#### [Information supplied]
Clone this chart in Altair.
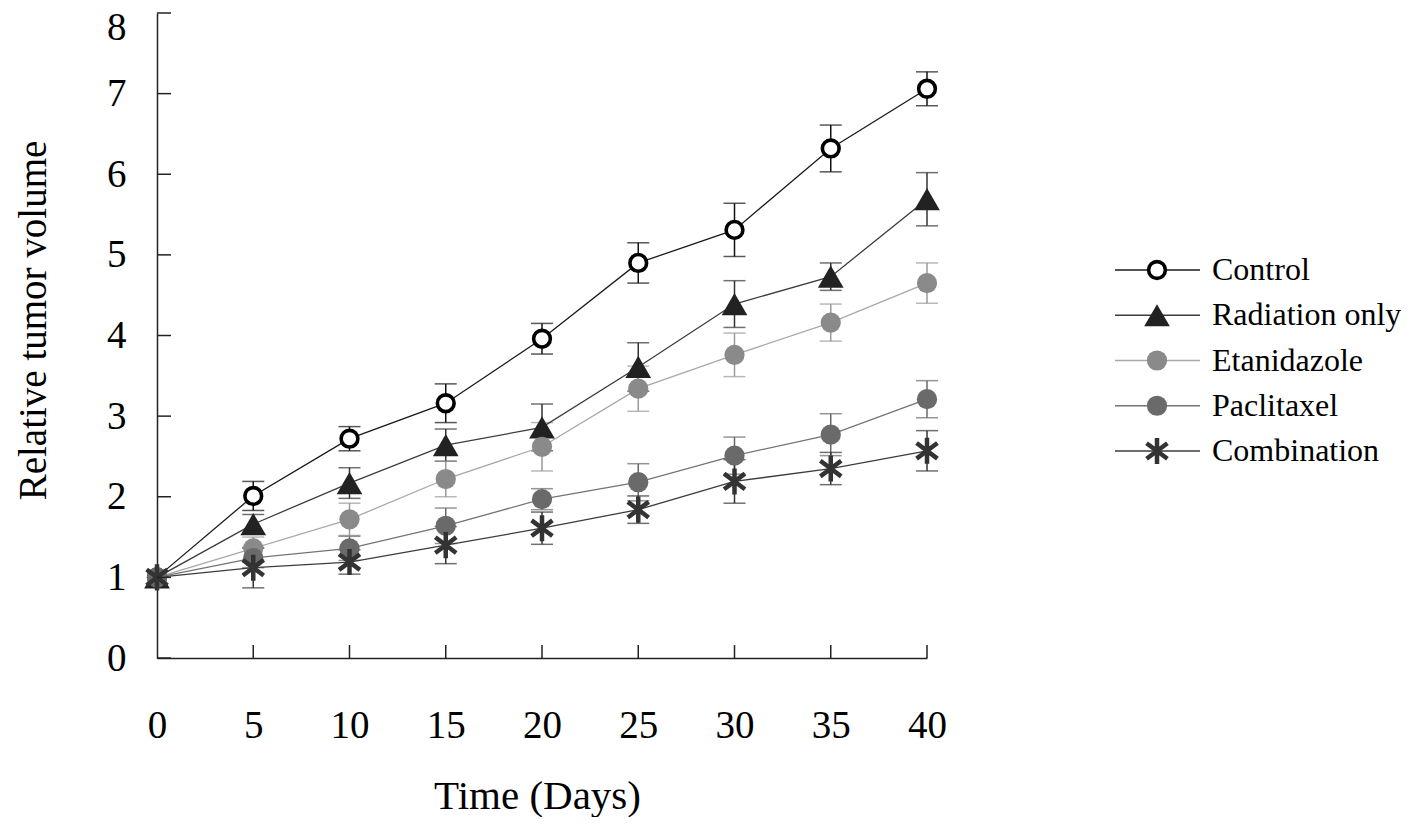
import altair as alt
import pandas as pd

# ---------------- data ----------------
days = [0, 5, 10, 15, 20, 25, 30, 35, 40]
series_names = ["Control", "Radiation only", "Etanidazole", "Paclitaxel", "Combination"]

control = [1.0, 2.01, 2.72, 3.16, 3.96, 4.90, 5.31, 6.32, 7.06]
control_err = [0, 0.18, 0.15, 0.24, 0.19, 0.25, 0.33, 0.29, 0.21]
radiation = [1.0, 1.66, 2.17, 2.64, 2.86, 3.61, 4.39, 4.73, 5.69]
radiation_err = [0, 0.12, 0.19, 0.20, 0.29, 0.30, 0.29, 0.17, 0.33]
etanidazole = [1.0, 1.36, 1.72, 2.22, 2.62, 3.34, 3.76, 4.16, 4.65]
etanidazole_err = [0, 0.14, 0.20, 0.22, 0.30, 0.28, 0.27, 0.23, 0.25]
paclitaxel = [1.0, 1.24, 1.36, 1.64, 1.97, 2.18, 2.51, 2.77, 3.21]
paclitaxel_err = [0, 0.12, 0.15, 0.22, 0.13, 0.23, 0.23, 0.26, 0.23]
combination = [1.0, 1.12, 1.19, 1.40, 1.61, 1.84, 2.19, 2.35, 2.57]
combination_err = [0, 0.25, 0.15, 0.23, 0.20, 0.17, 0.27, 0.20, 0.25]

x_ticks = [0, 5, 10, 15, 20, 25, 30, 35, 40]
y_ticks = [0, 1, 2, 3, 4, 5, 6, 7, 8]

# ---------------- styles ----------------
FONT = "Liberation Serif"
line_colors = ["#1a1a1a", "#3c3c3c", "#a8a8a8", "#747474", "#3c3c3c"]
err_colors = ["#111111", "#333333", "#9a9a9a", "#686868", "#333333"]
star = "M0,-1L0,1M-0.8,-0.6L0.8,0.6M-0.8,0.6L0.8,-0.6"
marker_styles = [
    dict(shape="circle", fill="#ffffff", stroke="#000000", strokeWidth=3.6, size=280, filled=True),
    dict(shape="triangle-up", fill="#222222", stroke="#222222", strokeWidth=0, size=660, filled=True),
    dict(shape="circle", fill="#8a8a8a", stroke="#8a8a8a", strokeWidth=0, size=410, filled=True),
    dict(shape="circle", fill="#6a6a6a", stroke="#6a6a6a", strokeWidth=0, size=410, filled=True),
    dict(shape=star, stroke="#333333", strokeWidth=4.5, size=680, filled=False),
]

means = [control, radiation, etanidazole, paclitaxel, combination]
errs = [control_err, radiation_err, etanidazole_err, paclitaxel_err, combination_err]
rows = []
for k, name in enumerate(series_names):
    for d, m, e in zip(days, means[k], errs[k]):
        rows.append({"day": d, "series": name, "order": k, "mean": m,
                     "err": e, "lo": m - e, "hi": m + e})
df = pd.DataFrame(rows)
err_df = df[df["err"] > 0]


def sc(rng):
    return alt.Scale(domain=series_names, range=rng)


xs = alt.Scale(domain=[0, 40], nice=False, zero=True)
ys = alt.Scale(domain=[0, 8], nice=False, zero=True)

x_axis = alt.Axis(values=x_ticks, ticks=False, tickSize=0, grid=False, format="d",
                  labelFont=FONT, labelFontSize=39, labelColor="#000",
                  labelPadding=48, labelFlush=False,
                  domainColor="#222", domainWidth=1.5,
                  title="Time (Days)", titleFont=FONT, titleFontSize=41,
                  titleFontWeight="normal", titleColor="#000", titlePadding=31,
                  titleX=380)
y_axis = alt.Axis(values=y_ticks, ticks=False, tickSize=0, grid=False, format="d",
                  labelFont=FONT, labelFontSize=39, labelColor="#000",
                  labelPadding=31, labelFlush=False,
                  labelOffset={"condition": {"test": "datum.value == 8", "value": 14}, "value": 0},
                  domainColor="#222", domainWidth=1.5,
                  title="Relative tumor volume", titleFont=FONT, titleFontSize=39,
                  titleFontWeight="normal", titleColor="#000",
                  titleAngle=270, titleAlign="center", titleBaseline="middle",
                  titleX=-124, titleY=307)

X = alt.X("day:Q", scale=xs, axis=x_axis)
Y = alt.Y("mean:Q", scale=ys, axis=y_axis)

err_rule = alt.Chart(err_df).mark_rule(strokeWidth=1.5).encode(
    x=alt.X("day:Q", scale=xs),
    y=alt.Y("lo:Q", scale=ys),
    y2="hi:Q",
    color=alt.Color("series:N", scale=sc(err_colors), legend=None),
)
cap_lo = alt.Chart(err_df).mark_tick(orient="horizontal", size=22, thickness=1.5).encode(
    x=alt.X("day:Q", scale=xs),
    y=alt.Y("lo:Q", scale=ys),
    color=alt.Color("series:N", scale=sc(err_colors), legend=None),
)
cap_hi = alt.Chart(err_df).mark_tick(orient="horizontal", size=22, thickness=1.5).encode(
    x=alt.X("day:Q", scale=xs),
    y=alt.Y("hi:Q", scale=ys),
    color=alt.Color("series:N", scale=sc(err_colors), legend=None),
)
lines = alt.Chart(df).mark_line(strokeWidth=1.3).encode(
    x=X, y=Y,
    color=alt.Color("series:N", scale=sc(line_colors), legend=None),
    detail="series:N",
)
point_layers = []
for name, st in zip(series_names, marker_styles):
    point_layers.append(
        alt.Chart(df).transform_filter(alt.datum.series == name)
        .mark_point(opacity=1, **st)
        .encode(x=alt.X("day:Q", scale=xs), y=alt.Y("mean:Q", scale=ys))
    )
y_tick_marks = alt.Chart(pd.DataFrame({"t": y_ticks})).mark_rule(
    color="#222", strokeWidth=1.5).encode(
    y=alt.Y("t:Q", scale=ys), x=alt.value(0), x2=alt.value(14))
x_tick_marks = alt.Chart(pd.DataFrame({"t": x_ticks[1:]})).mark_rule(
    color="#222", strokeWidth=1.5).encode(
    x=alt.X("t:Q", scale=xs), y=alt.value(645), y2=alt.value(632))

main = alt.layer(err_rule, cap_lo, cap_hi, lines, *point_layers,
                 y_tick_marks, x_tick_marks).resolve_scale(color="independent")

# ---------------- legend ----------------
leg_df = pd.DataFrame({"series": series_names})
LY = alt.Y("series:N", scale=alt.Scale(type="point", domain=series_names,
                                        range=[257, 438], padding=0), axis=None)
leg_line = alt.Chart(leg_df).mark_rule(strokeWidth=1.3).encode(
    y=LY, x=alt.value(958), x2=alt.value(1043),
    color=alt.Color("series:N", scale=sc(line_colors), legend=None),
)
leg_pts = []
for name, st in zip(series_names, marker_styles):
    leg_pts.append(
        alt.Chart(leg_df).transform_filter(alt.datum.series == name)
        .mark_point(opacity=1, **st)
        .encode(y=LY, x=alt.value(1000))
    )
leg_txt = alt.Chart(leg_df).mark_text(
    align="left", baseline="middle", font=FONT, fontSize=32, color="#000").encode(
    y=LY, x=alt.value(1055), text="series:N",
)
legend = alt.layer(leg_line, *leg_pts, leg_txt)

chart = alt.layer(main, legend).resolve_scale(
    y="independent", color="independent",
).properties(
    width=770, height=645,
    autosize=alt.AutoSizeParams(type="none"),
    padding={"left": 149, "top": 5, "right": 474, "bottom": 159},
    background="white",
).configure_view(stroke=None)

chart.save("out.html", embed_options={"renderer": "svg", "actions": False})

#### [What you should do]
Repeat the listing verbatim. Skip the pictures.

#### [Expected answer]
Clone this chart in Altair.
import altair as alt
import pandas as pd

# ---------------- data ----------------
days = [0, 5, 10, 15, 20, 25, 30, 35, 40]
series_names = ["Control", "Radiation only", "Etanidazole", "Paclitaxel", "Combination"]

control = [1.0, 2.01, 2.72, 3.16, 3.96, 4.90, 5.31, 6.32, 7.06]
control_err = [0, 0.18, 0.15, 0.24, 0.19, 0.25, 0.33, 0.29, 0.21]
radiation = [1.0, 1.66, 2.17, 2.64, 2.86, 3.61, 4.39, 4.73, 5.69]
radiation_err = [0, 0.12, 0.19, 0.20, 0.29, 0.30, 0.29, 0.17, 0.33]
etanidazole = [1.0, 1.36, 1.72, 2.22, 2.62, 3.34, 3.76, 4.16, 4.65]
etanidazole_err = [0, 0.14, 0.20, 0.22, 0.30, 0.28, 0.27, 0.23, 0.25]
paclitaxel = [1.0, 1.24, 1.36, 1.64, 1.97, 2.18, 2.51, 2.77, 3.21]
paclitaxel_err = [0, 0.12, 0.15, 0.22, 0.13, 0.23, 0.23, 0.26, 0.23]
combination = [1.0, 1.12, 1.19, 1.40, 1.61, 1.84, 2.19, 2.35, 2.57]
combination_err = [0, 0.25, 0.15, 0.23, 0.20, 0.17, 0.27, 0.20, 0.25]

x_ticks = [0, 5, 10, 15, 20, 25, 30, 35, 40]
y_ticks = [0, 1, 2, 3, 4, 5, 6, 7, 8]

# ---------------- styles ----------------
FONT = "Liberation Serif"
line_colors = ["#1a1a1a", "#3c3c3c", "#a8a8a8", "#747474", "#3c3c3c"]
err_colors = ["#111111", "#333333", "#9a9a9a", "#686868", "#333333"]
star = "M0,-1L0,1M-0.8,-0.6L0.8,0.6M-0.8,0.6L0.8,-0.6"
marker_styles = [
    dict(shape="circle", fill="#ffffff", stroke="#000000", strokeWidth=3.6, size=280, filled=True),
    dict(shape="triangle-up", fill="#222222", stroke="#222222", strokeWidth=0, size=660, filled=True),
    dict(shape="circle", fill="#8a8a8a", stroke="#8a8a8a", strokeWidth=0, size=410, filled=True),
    dict(shape="circle", fill="#6a6a6a", stroke="#6a6a6a", strokeWidth=0, size=410, filled=True),
    dict(shape=star, stroke="#333333", strokeWidth=4.5, size=680, filled=False),
]

means = [control, radiation, etanidazole, paclitaxel, combination]
errs = [control_err, radiation_err, etanidazole_err, paclitaxel_err, combination_err]
rows = []
for k, name in enumerate(series_names):
    for d, m, e in zip(days, means[k], errs[k]):
        rows.append({"day": d, "series": name, "order": k, "mean": m,
                     "err": e, "lo": m - e, "hi": m + e})
df = pd.DataFrame(rows)
err_df = df[df["err"] > 0]


def sc(rng):
    return alt.Scale(domain=series_names, range=rng)


xs = alt.Scale(domain=[0, 40], nice=False, zero=True)
ys = alt.Scale(domain=[0, 8], nice=False, zero=True)

x_axis = alt.Axis(values=x_ticks, ticks=False, tickSize=0, grid=False, format="d",
                  labelFont=FONT, labelFontSize=39, labelColor="#000",
                  labelPadding=48, labelFlush=False,
                  domainColor="#222", domainWidth=1.5,
                  title="Time (Days)", titleFont=FONT, titleFontSize=41,
                  titleFontWeight="normal", titleColor="#000", titlePadding=31,
                  titleX=380)
y_axis = alt.Axis(values=y_ticks, ticks=False, tickSize=0, grid=False, format="d",
                  labelFont=FONT, labelFontSize=39, labelColor="#000",
                  labelPadding=31, labelFlush=False,
                  labelOffset={"condition": {"test": "datum.value == 8", "value": 14}, "value": 0},
                  domainColor="#222", domainWidth=1.5,
                  title="Relative tumor volume", titleFont=FONT, titleFontSize=39,
                  titleFontWeight="normal", titleColor="#000",
                  titleAngle=270, titleAlign="center", titleBaseline="middle",
                  titleX=-124, titleY=307)

X = alt.X("day:Q", scale=xs, axis=x_axis)
Y = alt.Y("mean:Q", scale=ys, axis=y_axis)

err_rule = alt.Chart(err_df).mark_rule(strokeWidth=1.5).encode(
    x=alt.X("day:Q", scale=xs),
    y=alt.Y("lo:Q", scale=ys),
    y2="hi:Q",
    color=alt.Color("series:N", scale=sc(err_colors), legend=None),
)
cap_lo = alt.Chart(err_df).mark_tick(orient="horizontal", size=22, thickness=1.5).encode(
    x=alt.X("day:Q", scale=xs),
    y=alt.Y("lo:Q", scale=ys),
    color=alt.Color("series:N", scale=sc(err_colors), legend=None),
)
cap_hi = alt.Chart(err_df).mark_tick(orient="horizontal", size=22, thickness=1.5).encode(
    x=alt.X("day:Q", scale=xs),
    y=alt.Y("hi:Q", scale=ys),
    color=alt.Color("series:N", scale=sc(err_colors), legend=None),
)
lines = alt.Chart(df).mark_line(strokeWidth=1.3).encode(
    x=X, y=Y,
    color=alt.Color("series:N", scale=sc(line_colors), legend=None),
    detail="series:N",
)
point_layers = []
for name, st in zip(series_names, marker_styles):
    point_layers.append(
        alt.Chart(df).transform_filter(alt.datum.series == name)
        .mark_point(opacity=1, **st)
        .encode(x=alt.X("day:Q", scale=xs), y=alt.Y("mean:Q", scale=ys))
    )
y_tick_marks = alt.Chart(pd.DataFrame({"t": y_ticks})).mark_rule(
    color="#222", strokeWidth=1.5).encode(
    y=alt.Y("t:Q", scale=ys), x=alt.value(0), x2=alt.value(14))
x_tick_marks = alt.Chart(pd.DataFrame({"t": x_ticks[1:]})).mark_rule(
    color="#222", strokeWidth=1.5).encode(
    x=alt.X("t:Q", scale=xs), y=alt.value(645), y2=alt.value(632))

main = alt.layer(err_rule, cap_lo, cap_hi, lines, *point_layers,
                 y_tick_marks, x_tick_marks).resolve_scale(color="independent")

# ---------------- legend ----------------
leg_df = pd.DataFrame({"series": series_names})
LY = alt.Y("series:N", scale=alt.Scale(type="point", domain=series_names,
                                        range=[257, 438], padding=0), axis=None)
leg_line = alt.Chart(leg_df).mark_rule(strokeWidth=1.3).encode(
    y=LY, x=alt.value(958), x2=alt.value(1043),
    color=alt.Color("series:N", scale=sc(line_colors), legend=None),
)
leg_pts = []
for name, st in zip(series_names, marker_styles):
    leg_pts.append(
        alt.Chart(leg_df).transform_filter(alt.datum.series == name)
        .mark_point(opacity=1, **st)
        .encode(y=LY, x=alt.value(1000))
    )
leg_txt = alt.Chart(leg_df).mark_text(
    align="left", baseline="middle", font=FONT, fontSize=32, color="#000").encode(
    y=LY, x=alt.value(1055), text="series:N",
)
legend = alt.layer(leg_line, *leg_pts, leg_txt)

chart = alt.layer(main, legend).resolve_scale(
    y="independent", color="independent",
).properties(
    width=770, height=645,
    autosize=alt.AutoSizeParams(type="none"),
    padding={"left": 149, "top": 5, "right": 474, "bottom": 159},
    background="white",
).configure_view(stroke=None)

chart.save("out.html", embed_options={"renderer": "svg", "actions": False})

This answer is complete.